■ **Given request**
Repeat every line below exactly as it reads.

# START OF Material provided

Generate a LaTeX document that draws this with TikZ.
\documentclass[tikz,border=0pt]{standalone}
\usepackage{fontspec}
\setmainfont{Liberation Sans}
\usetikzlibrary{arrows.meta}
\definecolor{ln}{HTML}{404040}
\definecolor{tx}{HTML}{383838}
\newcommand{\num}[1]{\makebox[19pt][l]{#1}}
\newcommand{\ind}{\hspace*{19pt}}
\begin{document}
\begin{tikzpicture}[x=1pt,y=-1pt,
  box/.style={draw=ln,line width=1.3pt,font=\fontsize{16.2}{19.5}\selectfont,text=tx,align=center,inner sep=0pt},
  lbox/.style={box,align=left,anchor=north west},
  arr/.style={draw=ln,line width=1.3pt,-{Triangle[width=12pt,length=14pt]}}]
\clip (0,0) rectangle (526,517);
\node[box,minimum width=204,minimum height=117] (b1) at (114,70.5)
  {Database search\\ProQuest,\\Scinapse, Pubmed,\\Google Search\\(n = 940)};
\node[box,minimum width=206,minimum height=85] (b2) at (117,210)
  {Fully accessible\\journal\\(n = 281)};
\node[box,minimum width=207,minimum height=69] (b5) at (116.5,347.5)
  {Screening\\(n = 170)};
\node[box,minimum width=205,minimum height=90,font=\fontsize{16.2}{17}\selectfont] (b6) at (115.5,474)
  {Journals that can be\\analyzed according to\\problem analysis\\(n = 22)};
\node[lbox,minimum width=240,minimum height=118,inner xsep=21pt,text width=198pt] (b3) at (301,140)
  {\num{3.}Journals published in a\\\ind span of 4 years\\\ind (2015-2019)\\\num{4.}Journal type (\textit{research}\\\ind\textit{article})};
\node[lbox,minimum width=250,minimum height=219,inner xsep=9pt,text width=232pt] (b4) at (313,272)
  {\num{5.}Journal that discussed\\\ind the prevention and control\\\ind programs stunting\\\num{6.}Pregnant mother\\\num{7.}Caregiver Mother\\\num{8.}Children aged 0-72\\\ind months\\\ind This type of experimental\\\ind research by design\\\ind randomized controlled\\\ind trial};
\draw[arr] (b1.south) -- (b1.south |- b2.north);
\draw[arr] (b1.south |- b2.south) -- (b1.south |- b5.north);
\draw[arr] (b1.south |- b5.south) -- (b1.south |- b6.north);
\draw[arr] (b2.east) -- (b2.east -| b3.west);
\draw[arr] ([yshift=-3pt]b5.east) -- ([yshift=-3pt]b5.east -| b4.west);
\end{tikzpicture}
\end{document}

# END OF Material provided

■ **Worked solution**
Generate a LaTeX document that draws this with TikZ.
\documentclass[tikz,border=0pt]{standalone}
\usepackage{fontspec}
\setmainfont{Liberation Sans}
\usetikzlibrary{arrows.meta}
\definecolor{ln}{HTML}{404040}
\definecolor{tx}{HTML}{383838}
\newcommand{\num}[1]{\makebox[19pt][l]{#1}}
\newcommand{\ind}{\hspace*{19pt}}
\begin{document}
\begin{tikzpicture}[x=1pt,y=-1pt,
  box/.style={draw=ln,line width=1.3pt,font=\fontsize{16.2}{19.5}\selectfont,text=tx,align=center,inner sep=0pt},
  lbox/.style={box,align=left,anchor=north west},
  arr/.style={draw=ln,line width=1.3pt,-{Triangle[width=12pt,length=14pt]}}]
\clip (0,0) rectangle (526,517);
\node[box,minimum width=204,minimum height=117] (b1) at (114,70.5)
  {Database search\\ProQuest,\\Scinapse, Pubmed,\\Google Search\\(n = 940)};
\node[box,minimum width=206,minimum height=85] (b2) at (117,210)
  {Fully accessible\\journal\\(n = 281)};
\node[box,minimum width=207,minimum height=69] (b5) at (116.5,347.5)
  {Screening\\(n = 170)};
\node[box,minimum width=205,minimum height=90,font=\fontsize{16.2}{17}\selectfont] (b6) at (115.5,474)
  {Journals that can be\\analyzed according to\\problem analysis\\(n = 22)};
\node[lbox,minimum width=240,minimum height=118,inner xsep=21pt,text width=198pt] (b3) at (301,140)
  {\num{3.}Journals published in a\\\ind span of 4 years\\\ind (2015-2019)\\\num{4.}Journal type (\textit{research}\\\ind\textit{article})};
\node[lbox,minimum width=250,minimum height=219,inner xsep=9pt,text width=232pt] (b4) at (313,272)
  {\num{5.}Journal that discussed\\\ind the prevention and control\\\ind programs stunting\\\num{6.}Pregnant mother\\\num{7.}Caregiver Mother\\\num{8.}Children aged 0-72\\\ind months\\\ind This type of experimental\\\ind research by design\\\ind randomized controlled\\\ind trial};
\draw[arr] (b1.south) -- (b1.south |- b2.north);
\draw[arr] (b1.south |- b2.south) -- (b1.south |- b5.north);
\draw[arr] (b1.south |- b5.south) -- (b1.south |- b6.north);
\draw[arr] (b2.east) -- (b2.east -| b3.west);
\draw[arr] ([yshift=-3pt]b5.east) -- ([yshift=-3pt]b5.east -| b4.west);
\end{tikzpicture}
\end{document}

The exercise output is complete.